42 Pa.C.S. § 8141. Time from which liens have priority
Liens against real property shall have priority over each other on the following basis: (1) Purchase money mortgages, from the time they are delivered to the mortgagee, if they are recorded within ten days after their date; otherwise, from the time they are left for record. A mortgage is a "purchase money mortgage" to the extent that it is:
- (i) taken by the seller of the mortgaged property to secure the payment of all or part of the purchase price; or
- (ii) taken by a mortgagee other than the seller to secure the repayment of money actually advanced by such person to or on behalf of the mortgagor at the time the mortgagor acquires title to the property and used by the mortgagor at that time to pay all or part of the purchase price, except that a mortgage other than to the seller of the property shall not be a purchase money mortgage within the meaning of this section unless expressly stated so to be.
(2) Other mortgages and defeasible deeds in the nature of mortgages, from the time they are left for record. (3) Verdicts for a specific sum of money, from the time they are recorded by the court. (4) Adverse judgments and other orders, from the time they are rendered. (5) Amicable judgments, from the time the instruments on which they are entered are left for entry. (6) Writs which when issued and indexed by the office of the clerk of the court of common pleas create liens against real property, from the time they are issued. (7) Other instruments which when entered or filed and indexed in the office of the clerk of the court of common pleas create liens against real property, from the time they are left for entry or filing.
Act of April 28, 1978, P.L. 202, No. 53, § 10(96).

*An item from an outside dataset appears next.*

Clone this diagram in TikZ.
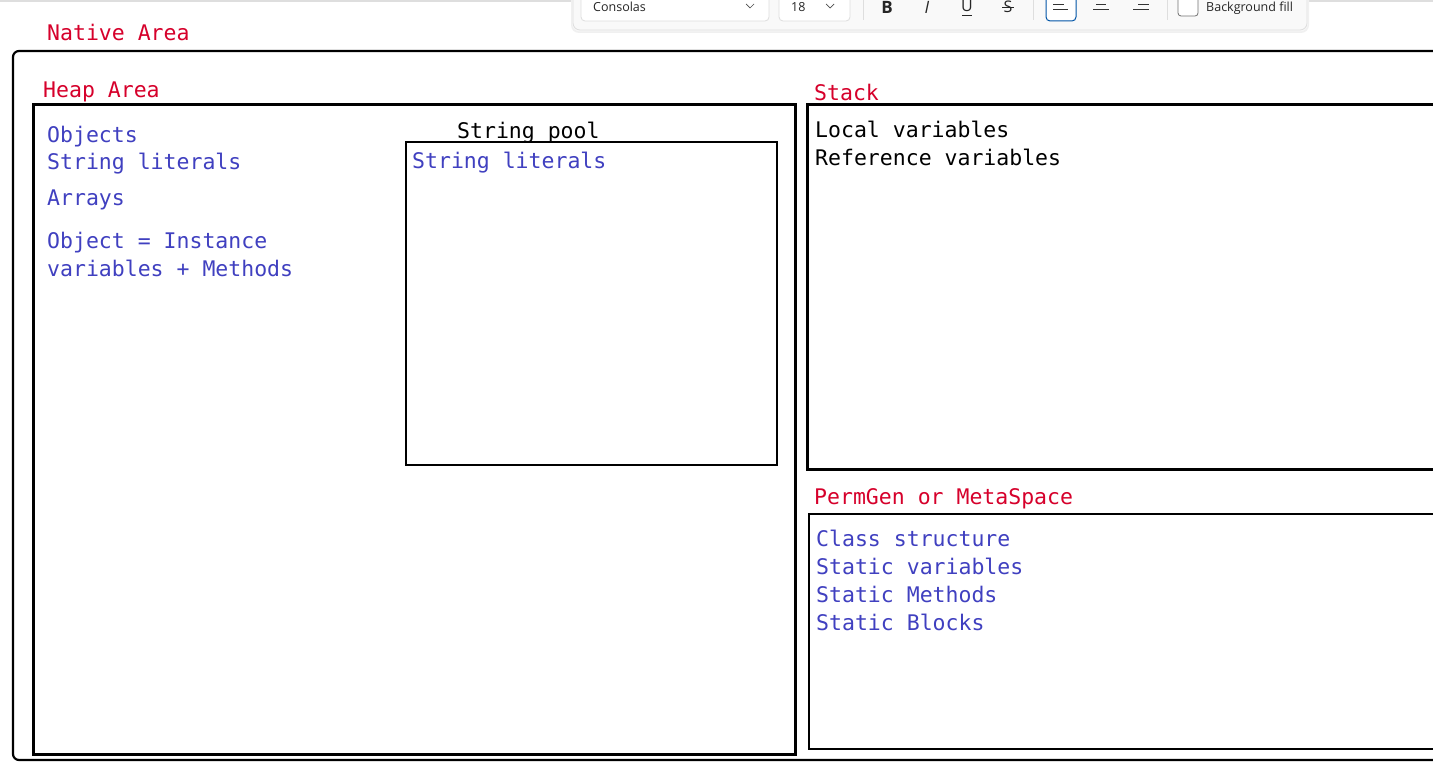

1. On February 1, J obtains a judgment lien for $15,000 against R. On March 1, V, the owner of Blackacre, and R enter into a contract for the sale of Blackacre to R. The contract provides for a purchase price of $50,000. R agrees to pay $10,000 in cash at the settlement date and V agrees to take back a promissory note and mortgage on Blackacre for the balance of the price. On April 1, the date of settlement, V conveys Blackacre to R and R pays $10,000 in cash to V. Several days later, R delivers to V a promissory note for $40,000 secured by a mortgage on Blackacre. At the time V takes the mortgage, V has actual knowledge of J's judgment. V's mortgage is never recorded. V's $40,000 mortgage on Blackacre is senior to J's judgment lien.